The two most important ones are (a) it does not conduct electricity in solid form, but does in liquid form and solution and (b) it is brittle and shatters when hit, not malleable or ductile.

Explanation:

Why do these two things convince us that sodium chloride is an ionic substance?

First, conduction. If it were a molecular covalent substance, like glucose, it would not conduct in any phase: the molecules are whole and electrically neutral. If it were metallic, it would conduct in solid state because of the sea of delocalised valence electrons.

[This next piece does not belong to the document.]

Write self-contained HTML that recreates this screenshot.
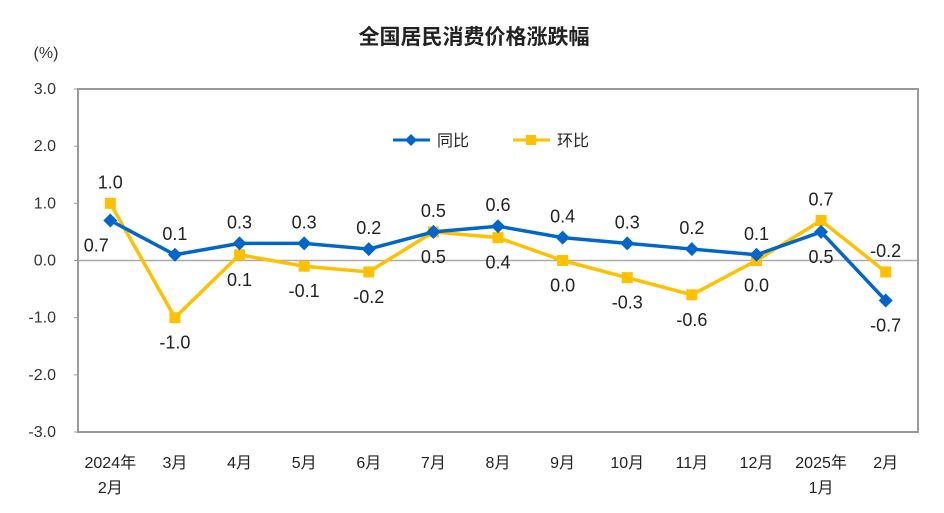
<!DOCTYPE html>
<html><head><meta charset="utf-8"><style>
body{margin:0;background:#fff;}
svg{display:block;font-family:"Liberation Sans","Noto Sans CJK SC",sans-serif;}
</style></head><body>
<svg id="c" width="944" height="513">
<text x="474" y="44" text-anchor="middle" font-size="21" font-weight="bold" fill="#222" font-family="'Noto Sans CJK SC',sans-serif">全国居民消费价格涨跌幅</text>
<text x="46" y="58" text-anchor="middle" font-size="16" fill="#333">(%)</text>
<rect x="78" y="89" width="840" height="343" fill="none" stroke="#999" stroke-width="2"/>
<g>
<line x1="393" y1="140" x2="430" y2="140" stroke="#0066cc" stroke-width="3"/>
<path d="M411 134 L417 140 L411 146 L405 140Z" fill="#0066cc"/>
<text x="437" y="146" font-size="16" fill="#222">同比</text>
<line x1="513" y1="140" x2="550" y2="140" stroke="#ffc000" stroke-width="3"/>
<rect x="526" y="135" width="10" height="10" fill="#ffc000"/>
<text x="557" y="146" font-size="16" fill="#222">环比</text>
</g>
</svg>
<script>
const categories=["2024年|2月","3月","4月","5月","6月","7月","8月","9月","10月","11月","12月","2025年|1月","2月"];
const yoy=[0.7,0.1,0.3,0.3,0.2,0.5,0.6,0.4,0.3,0.2,0.1,0.5,-0.7];
const mom=[1.0,-1.0,0.1,-0.1,-0.2,0.5,0.4,0.0,-0.3,-0.6,0.0,0.7,-0.2];
const yTicks=[3,2,1,0,-1,-2,-3];
const yoyLabelSide=[1,-1,-1,-1,-1,-1,-1,-1,-1,-1,-1,1,1];
const momLabelSide=[-1,1,1,1,1,1,1,1,1,1,1,-1,-1];
const svg=document.getElementById('c');
const NS='http://www.w3.org/2000/svg';
const L=78,R=918,T=89,B=432,band=(R-L)/categories.length;
const x=i=>L+band*(i+0.5);
const y=v=>T+(3-v)/6*(B-T);
function mk(t,a){const e=document.createElementNS(NS,t);for(const k in a)e.setAttribute(k,a[k]);svg.appendChild(e);return e;}
yTicks.forEach(v=>{
 const t=mk('text',{x:56,y:y(v)+5,'text-anchor':'end','font-size':16,fill:'#333'});
 t.textContent=v.toFixed(1);
 
 
 const k=mk('line',{x1:74,x2:78,y1:y(v),y2:y(v),stroke:'#999'});
 
 
});
const z=mk('line',{x1:L,x2:R,y1:y(0),y2:y(0),stroke:'#aaa','stroke-width':1.5});


categories.forEach((c,i)=>{
 const p=c.split('|');
 p.forEach((s,j)=>{
  const t=mk('text',{x:x(i),y:468+j*25,'text-anchor':'middle','font-size':16,fill:'#222'});
  t.textContent=s;
  
  
 });
});
function series(vals,col,name,marker){
 const pl=mk('polyline',{points:vals.map((v,i)=>x(i)+','+y(v)).join(' '),fill:'none',stroke:col,'stroke-width':3.5,'stroke-linejoin':'round'});
 
 
 vals.forEach((v,i)=>{
  let m;
  if(marker==='d') m=mk('path',{d:`M${x(i)} ${y(v)-7} L${x(i)+7} ${y(v)} L${x(i)} ${y(v)+7} L${x(i)-7} ${y(v)}Z`,fill:col});
  else m=mk('rect',{x:x(i)-5.5,y:y(v)-5.5,width:11,height:11,fill:col});
  
  
 });
}
function labels(vals,name,sides){
 vals.forEach((v,i)=>{
  const ty=sides[i]<0?y(v)-15:y(v)+31;
  const t=mk('text',{x:x(i)-(i===0&&name==='yoy'?14:0),y:ty,'text-anchor':'middle','font-size':18,fill:'#222'});
  t.textContent=v.toFixed(1);
  
  
 });
}
series(mom,'#ffc000','mom','s');
series(yoy,'#0066cc','yoy','d');
labels(yoy,'yoy',yoyLabelSide);
labels(mom,'mom',momLabelSide);
</script>
</body></html>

But an ionic substance is made up of positive and negative ions. In the solid state they are locked into a crystal lattice and unable to move past one another, so they cannot conduct electricity. When they dissolve in water, though, or are melted into the liquid state, the ions can move and carry current.

When we hit a piece of metal with a hammer it will dent, or we can hammer it out flat (malleable) or draw it out into a wire (ductile). If we try this with a sodium chloride crystal, it will shatter instead.

This is because, in solid sodium chloride, each positively charged sodium ion is surrounded by negatively charged chloride ions, and vice versa. If we hit the crystal with a hammer, suddenly sodium ions are close to sodium ions and chloride ions are close to other chloride ions, and they repel instead of attract, shattering the crystal.

Both these pieces of evidence support the view that sodium chloride is an ionic substance.